Não acredito que o Grêmio deva alguma coisa a Jardel. A relação de sua possível volta não pode passar pela porta da gratidão. Se for assim, a chance de repetir o retorno fracassado de Paulo Nunes é grande (na época, ficou clara a intenção do clube em aposentá-lo com bolsos cheios). No Grêmio, a dupla eterna de goleadores ganhou dinheiro, conquistou títulos e bons contratos. Jardel, mais precisamente, antes de vestir nossa camisa era vaiado até quando pegava banco no Vasco. Aqui, por ele, fizemos até mesmo a campanha “fica, Jardel”, honra que poucos jogadores tiveram. Depois de estourar no Tricolor, o atacante foi para a Europa. Penso que estamos quites.

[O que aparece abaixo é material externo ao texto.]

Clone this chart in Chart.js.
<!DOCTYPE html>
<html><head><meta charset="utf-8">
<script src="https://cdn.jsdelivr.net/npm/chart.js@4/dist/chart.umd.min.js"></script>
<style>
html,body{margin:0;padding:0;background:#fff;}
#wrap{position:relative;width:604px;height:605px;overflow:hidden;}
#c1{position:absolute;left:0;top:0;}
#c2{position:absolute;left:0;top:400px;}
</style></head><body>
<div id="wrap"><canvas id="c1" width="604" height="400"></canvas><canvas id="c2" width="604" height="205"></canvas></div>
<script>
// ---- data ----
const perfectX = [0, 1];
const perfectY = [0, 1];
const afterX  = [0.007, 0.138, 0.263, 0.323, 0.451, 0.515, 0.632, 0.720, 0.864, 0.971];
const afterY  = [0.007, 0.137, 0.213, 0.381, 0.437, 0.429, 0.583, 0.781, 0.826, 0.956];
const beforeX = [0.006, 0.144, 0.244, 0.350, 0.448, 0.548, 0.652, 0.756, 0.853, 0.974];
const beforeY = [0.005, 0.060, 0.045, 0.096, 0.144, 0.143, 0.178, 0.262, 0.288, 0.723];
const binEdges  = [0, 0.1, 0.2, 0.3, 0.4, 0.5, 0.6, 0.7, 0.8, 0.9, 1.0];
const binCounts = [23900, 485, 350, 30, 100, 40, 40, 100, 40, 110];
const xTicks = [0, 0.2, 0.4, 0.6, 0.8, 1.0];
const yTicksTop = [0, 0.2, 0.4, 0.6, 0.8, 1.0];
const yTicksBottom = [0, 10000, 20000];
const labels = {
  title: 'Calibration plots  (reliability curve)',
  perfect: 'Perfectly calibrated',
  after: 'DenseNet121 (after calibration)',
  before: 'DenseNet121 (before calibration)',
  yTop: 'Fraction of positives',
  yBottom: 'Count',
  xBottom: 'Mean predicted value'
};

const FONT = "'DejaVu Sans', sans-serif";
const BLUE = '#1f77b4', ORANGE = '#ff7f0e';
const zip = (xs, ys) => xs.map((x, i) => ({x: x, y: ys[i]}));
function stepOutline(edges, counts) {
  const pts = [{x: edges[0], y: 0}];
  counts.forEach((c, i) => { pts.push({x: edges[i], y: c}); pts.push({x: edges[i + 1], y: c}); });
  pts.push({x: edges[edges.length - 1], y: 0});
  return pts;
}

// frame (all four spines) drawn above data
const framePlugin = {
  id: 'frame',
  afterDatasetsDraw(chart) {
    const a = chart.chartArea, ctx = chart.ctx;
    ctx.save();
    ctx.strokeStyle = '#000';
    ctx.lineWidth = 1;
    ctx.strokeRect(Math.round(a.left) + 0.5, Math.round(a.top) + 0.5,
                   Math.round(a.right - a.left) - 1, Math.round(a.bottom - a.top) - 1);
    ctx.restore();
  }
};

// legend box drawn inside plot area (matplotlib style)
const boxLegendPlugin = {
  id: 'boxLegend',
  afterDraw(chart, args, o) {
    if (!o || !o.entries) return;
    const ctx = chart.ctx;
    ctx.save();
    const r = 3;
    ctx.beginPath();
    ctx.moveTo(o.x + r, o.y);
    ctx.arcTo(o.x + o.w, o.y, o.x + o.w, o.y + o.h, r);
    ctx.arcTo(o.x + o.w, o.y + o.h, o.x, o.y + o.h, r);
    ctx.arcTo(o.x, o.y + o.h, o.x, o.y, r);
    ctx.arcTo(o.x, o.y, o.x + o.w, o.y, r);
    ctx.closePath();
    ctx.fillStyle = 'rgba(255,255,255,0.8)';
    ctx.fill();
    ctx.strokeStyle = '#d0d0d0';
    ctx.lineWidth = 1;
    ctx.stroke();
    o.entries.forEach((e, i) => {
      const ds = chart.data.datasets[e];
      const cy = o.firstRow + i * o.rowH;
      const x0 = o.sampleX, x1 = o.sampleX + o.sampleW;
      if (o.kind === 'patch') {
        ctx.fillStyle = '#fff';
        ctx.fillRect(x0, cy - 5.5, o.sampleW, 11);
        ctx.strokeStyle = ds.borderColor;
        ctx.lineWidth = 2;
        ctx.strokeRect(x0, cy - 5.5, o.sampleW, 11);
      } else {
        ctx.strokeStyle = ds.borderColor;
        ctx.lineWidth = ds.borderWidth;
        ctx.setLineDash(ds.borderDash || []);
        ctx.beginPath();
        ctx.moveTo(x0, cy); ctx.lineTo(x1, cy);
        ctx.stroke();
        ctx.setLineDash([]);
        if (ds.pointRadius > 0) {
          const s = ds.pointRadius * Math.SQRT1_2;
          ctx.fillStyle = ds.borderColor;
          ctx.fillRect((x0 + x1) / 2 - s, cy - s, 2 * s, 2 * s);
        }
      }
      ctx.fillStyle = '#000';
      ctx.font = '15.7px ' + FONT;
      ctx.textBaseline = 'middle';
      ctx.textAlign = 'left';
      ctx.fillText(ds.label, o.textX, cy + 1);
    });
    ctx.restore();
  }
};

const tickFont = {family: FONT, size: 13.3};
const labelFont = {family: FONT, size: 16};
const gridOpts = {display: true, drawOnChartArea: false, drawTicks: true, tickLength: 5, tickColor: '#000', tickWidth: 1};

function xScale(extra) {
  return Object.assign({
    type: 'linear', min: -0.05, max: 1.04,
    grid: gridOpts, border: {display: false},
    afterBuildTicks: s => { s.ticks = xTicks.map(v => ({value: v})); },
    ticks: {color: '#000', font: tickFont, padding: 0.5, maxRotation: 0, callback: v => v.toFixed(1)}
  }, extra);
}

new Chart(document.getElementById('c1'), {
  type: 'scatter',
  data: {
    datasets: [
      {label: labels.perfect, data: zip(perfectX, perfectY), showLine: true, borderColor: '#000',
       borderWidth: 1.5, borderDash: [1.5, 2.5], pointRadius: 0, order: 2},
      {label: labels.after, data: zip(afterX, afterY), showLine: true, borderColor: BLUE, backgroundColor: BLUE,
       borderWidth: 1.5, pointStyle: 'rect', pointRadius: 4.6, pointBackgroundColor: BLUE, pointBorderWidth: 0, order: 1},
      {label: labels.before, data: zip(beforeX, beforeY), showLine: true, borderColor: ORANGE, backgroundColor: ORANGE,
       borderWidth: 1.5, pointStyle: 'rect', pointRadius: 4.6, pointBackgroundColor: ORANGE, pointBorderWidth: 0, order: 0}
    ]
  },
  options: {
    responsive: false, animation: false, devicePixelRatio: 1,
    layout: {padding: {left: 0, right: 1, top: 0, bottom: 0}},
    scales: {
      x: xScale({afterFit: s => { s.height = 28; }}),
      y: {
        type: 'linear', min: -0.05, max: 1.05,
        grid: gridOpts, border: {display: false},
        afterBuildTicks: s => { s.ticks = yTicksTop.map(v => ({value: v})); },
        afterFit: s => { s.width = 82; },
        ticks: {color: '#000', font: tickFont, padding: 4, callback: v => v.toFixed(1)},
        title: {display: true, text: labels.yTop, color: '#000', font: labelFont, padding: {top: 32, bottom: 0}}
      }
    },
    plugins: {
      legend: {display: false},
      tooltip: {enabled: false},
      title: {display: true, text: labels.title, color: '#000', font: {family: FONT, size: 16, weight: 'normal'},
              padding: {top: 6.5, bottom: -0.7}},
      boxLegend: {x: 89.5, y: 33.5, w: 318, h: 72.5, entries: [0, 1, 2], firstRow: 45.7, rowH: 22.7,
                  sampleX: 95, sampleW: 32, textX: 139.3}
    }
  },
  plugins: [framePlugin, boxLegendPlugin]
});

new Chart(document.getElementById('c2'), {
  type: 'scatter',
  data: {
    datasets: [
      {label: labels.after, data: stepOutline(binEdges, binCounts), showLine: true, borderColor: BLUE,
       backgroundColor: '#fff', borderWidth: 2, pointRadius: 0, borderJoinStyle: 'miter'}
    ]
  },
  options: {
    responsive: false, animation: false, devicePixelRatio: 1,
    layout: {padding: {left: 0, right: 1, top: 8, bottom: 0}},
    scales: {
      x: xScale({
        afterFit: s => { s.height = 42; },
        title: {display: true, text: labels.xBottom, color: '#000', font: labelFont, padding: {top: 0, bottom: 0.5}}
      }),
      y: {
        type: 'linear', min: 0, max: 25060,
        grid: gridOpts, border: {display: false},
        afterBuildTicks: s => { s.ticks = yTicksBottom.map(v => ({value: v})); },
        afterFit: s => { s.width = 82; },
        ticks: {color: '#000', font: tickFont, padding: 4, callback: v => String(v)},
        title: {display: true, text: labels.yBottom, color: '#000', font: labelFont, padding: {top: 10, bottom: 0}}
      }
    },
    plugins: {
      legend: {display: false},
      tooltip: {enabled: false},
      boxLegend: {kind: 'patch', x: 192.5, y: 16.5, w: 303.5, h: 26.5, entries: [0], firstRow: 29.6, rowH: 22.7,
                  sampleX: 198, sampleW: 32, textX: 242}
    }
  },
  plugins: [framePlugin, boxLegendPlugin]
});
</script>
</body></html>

Se conseguir se curar do vício, voltar à forma física e reconquistar o futebol, aí sim, se abre uma possibilidade. Seria melhor que Tuta, por exemplo, apenas um ano mais novo. Fora isso, é arriscar manchar parte da história para as gerações futuras, que somente se lembrarão daquele magrelo barrigudo que (diziam) era craque nos anos 90, “mas na minha época não jogou nada”. Se for para dar margem ao erro grosseiro, ok, vai daqui a minha lista de sugestões: Arilson e Casagrande. A festa de chegada do trio pode ter show da Amy Winehouse, no novíssimo Rehab tricolor. Por que Refis é coisa de são-paulino.